Currently, we believe that the cash generated from our current sources of liquidity will be sufficient to allow us to meet working capital requirements and capital expenditures for the foreseeable future. 

 

Our board now believes it is prudent and responsible to make the difficult decision to reduce our quarterly distribution for the first time since our initial public offering in January of 2014.   Absent an acquisition in the near future, we currently anticipate reducing the current distribution by approximately 50%. The exact amount, record date, and payment date of the distribution will be determined by the Board after review of first quarter results.  If this distribution level is maintained throughout fiscal 2017, compared to the previous distribution level of $0.406413 per quarter ($1.63 annualized), it will provide approximately $9.7 million of internally generated capital on an annualized basis to provide increased liquidity, reduce leverage, invest in selected growth projects in the future, and strengthen the Company’s balance sheet. This action should provide a sound catalyst to reducing our currently elevated cost of capital by de-levering and improving increased distribution coverage to our unitholders. We are confident these actions support the long-term interests of our unitholders, employees, and other stakeholders.  We see encouraging signs with some new customers and we are focused on organic growth, and improved SWD asset utilization in an effort to improve cash flow that will in turn contribute to the improvement of all of our financial ratios.   We continue to believe the fundamental demand for increased inspection and water disposal remains strong over the long-term, but the recovery has been slower than previously anticipated.

 

Cash Flows

 

The following table sets forth a summary of the net cash provided by (used in) operating, investing and financing activities for the periods identified. The cash flows include activity of the IS segment since the acquisition of Brown on May 1, 2015 and therefore, may not be comparable from period to period. 

 

    Year Ended December 31,  
    2016     2015     2014  
          (in thousands)        
                   
 Net cash provided by operating activities   $ 24,819     $ 26,921     $ 13,016  
 Net cash used in investing activities     (1,330 )     (64,879 )     (2,286 )
 Net cash provided by (used in) financing activities     (21,289 )     42,501       (16,030 )
 Effect of exchange rates on cash     343       (1,150 )     (633 )
 Net increase (decrease) in cash and cash equivalents   $ 2,543     $ 3,393     $ (5,933 )

 

Operating activities.  Net operating cash inflows for the year ended December 31, 2016 were $24.8 million, consisting of a net loss of $9.2 million plus non-cash expenses of $21.6 million and net changes in working capital of $12.4 million. Non-cash expenses included depreciation and impairment expense, among others. Non-cash expenses also included expenses attributable to the Partnership that were paid by Holdings and recorded as an equity contribution in the Partnership’s financial statements. The net change in working capital included a net decrease of $9.9 million in accounts receivable over the course of 2016. Net operating cash for the year ended December 31, 2015 included $4.1 million of net income, $15.0 million of non-cash expenses, and $7.9 million of net changes in working capital. Net operating cash inflows for the year ended December 31, 2014 were $13.0 million, consisting of a net loss of $15.2 million plus non-cash expenses of $41.1 million, partially offset by a net change in working capital of $12.9 million. Operating cash outflows during 2014 included the payment of $15.0 million of income taxes related to the conversion of the U.S. TIR Entities from taxable entities to pass-through entities for income tax purposes.
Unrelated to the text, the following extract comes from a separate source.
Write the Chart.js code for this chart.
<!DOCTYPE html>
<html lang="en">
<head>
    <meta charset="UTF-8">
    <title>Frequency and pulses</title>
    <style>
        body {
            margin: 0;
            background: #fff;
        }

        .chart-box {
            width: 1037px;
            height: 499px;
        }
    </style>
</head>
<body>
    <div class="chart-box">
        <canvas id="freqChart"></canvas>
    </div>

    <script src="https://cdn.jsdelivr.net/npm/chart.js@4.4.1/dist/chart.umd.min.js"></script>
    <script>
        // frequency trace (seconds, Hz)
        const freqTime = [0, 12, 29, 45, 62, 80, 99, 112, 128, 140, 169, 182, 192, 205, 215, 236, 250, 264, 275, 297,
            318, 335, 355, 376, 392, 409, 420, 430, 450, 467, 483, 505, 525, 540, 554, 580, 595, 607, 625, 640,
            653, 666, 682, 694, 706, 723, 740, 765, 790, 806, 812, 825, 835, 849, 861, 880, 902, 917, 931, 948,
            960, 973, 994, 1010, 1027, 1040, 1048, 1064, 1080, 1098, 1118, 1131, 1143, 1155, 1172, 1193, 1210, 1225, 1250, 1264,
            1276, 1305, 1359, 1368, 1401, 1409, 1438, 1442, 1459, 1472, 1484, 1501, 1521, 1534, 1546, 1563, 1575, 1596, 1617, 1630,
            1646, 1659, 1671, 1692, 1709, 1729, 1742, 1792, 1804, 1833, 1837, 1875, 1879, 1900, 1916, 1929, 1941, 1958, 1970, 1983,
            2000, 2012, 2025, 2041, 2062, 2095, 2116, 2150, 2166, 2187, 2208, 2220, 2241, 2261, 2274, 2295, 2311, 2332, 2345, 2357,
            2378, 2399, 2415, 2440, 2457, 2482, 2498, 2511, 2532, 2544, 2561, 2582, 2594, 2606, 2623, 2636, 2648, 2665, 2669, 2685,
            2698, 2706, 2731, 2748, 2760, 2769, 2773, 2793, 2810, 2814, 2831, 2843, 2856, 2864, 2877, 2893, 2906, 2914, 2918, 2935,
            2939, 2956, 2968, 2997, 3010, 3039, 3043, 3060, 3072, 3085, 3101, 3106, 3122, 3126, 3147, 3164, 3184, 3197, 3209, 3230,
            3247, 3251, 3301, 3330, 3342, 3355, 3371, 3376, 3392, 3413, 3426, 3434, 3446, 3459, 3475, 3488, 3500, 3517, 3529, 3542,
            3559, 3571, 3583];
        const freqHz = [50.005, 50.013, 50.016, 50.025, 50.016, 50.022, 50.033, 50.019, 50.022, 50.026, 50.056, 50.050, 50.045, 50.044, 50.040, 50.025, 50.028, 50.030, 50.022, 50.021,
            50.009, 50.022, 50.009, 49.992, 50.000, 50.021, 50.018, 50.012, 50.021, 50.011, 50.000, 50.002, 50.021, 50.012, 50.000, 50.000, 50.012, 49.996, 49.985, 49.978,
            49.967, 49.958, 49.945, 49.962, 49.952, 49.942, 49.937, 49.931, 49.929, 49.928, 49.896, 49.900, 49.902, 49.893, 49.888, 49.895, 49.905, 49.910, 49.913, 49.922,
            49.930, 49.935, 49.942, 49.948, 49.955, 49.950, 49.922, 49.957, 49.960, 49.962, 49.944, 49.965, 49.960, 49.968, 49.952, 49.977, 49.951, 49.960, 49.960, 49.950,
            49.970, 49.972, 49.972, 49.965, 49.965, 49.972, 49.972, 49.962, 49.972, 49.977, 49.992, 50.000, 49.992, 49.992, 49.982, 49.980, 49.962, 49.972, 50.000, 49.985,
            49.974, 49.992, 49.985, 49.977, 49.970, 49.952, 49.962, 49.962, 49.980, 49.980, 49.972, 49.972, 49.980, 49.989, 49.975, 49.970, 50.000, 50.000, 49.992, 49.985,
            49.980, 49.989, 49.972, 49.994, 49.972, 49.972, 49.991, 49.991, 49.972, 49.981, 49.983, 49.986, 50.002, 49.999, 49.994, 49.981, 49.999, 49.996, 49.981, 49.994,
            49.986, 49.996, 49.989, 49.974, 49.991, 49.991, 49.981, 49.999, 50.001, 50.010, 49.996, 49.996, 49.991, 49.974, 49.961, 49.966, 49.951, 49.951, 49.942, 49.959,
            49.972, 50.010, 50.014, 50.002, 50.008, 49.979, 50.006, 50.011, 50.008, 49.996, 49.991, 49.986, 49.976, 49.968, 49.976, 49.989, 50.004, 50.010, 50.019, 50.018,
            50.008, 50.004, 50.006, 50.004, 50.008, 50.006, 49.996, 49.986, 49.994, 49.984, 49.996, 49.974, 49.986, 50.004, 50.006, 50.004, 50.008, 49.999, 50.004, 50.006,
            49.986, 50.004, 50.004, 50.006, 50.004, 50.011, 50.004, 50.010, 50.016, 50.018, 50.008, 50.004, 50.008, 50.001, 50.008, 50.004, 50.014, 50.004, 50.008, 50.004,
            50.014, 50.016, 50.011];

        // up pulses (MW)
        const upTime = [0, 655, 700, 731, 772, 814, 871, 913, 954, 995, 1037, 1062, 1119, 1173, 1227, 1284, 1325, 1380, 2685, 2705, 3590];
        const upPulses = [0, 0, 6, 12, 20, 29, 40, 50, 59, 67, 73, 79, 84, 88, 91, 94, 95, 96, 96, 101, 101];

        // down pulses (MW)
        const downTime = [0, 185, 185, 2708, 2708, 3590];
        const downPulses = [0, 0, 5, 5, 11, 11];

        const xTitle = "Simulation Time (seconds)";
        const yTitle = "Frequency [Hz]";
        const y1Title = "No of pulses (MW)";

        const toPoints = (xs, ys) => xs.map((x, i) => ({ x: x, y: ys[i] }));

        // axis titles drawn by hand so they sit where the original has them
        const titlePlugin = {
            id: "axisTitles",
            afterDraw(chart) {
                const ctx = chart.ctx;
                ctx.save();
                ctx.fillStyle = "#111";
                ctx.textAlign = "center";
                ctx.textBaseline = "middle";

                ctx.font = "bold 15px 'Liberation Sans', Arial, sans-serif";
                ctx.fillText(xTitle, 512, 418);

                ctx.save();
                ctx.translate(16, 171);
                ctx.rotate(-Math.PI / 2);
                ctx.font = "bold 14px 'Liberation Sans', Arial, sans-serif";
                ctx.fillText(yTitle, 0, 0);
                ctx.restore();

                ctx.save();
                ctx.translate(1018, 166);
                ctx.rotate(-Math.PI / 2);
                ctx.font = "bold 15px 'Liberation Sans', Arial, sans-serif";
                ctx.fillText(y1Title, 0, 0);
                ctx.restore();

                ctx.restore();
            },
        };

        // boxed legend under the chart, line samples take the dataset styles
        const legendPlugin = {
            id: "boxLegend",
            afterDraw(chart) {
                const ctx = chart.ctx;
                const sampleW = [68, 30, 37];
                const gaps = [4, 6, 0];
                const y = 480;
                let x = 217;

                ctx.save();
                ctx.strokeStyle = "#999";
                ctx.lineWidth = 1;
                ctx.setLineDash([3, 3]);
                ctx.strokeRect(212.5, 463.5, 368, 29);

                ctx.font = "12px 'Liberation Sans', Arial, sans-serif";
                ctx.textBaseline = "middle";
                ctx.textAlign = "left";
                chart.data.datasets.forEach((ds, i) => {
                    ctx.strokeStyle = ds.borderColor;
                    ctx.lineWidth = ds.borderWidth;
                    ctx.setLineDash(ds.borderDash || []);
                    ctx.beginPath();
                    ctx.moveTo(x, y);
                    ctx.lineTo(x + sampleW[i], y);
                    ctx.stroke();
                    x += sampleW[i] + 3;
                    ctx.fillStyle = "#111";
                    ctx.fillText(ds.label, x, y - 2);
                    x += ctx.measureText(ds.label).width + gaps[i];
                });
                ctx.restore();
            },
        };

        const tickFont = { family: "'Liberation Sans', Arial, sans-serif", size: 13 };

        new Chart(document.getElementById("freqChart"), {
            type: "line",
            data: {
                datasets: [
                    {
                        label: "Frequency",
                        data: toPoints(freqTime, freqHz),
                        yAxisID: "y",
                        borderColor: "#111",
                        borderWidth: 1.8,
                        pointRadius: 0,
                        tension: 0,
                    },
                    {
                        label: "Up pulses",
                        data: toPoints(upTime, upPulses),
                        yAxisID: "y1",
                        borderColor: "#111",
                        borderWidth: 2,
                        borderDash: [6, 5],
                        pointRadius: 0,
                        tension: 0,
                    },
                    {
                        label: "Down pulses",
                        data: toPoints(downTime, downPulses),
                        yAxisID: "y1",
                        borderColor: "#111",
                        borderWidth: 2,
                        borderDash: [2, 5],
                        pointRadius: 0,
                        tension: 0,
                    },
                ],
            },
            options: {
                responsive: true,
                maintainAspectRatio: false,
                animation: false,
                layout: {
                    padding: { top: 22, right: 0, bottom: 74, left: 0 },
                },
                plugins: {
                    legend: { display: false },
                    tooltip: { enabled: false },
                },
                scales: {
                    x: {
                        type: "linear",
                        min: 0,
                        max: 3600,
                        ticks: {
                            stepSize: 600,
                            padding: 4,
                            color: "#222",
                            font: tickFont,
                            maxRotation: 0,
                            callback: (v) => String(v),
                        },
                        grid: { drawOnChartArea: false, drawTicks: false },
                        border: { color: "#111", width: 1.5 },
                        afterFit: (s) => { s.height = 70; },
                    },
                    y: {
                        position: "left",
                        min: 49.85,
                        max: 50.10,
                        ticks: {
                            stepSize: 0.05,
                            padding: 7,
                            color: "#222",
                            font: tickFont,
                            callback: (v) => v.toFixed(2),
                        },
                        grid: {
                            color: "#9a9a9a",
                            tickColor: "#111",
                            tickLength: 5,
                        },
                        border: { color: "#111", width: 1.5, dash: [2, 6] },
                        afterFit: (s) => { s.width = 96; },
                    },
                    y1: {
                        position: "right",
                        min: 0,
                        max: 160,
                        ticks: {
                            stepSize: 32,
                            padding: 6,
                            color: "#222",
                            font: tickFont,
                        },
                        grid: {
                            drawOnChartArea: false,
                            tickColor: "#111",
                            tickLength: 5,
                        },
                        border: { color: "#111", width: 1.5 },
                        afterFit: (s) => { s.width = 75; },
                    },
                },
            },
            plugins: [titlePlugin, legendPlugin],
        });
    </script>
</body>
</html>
                                                    

Investing activities.  Cash used in investing activities consists primarily of acquisitions and capital expenditures. In 2015, we acquired the remainder of the TIR Entities for $52.6 million and we acquired a 51% interest in Brown for $10.4 million. In 2014 we acquired an SWD facility for $1.8 million. Capital expenditures were $1.4 million, $1.9 million, and $0.5 million during the years ended December 31, 2016, 2015, and 2014, respectively. Capital expenditures during 2016 consisted primarily of equipment purchases, much of which was in support of increasing revenues in TIR’s non-destructive examination business.

 

Financing activities. Financing cash outflows for the year ended December 31, 2016 included $19.7 million of distributions to owners and $4.0 million of repayments on the revolving credit facility. Financing cash inflows for the year ended December 31, 2016 included $2.5 million of contributions from Holdings to support the Partnership. Financing cash inflows during the year ended December 31, 2015 included net borrowings of $63.3 million on the revolving credit facility, in order to fund acquisitions. Financing cash outflows for the year ended December 31, 2015 included $20.8 million of distributions to owners. Financing cash outflows for the year ended December 31, 2014 included $17.7 million of distributions to owners, $0.9 million of debt issuance costs related to the revolving credit facility, and $0.3 million of offering costs related to the Partnership’s IPO. Financing cash inflows for the year ended December 31, 2014 included net borrowings of $2.6 million on the revolving credit facility and $0.5 million of contributions from parent entities.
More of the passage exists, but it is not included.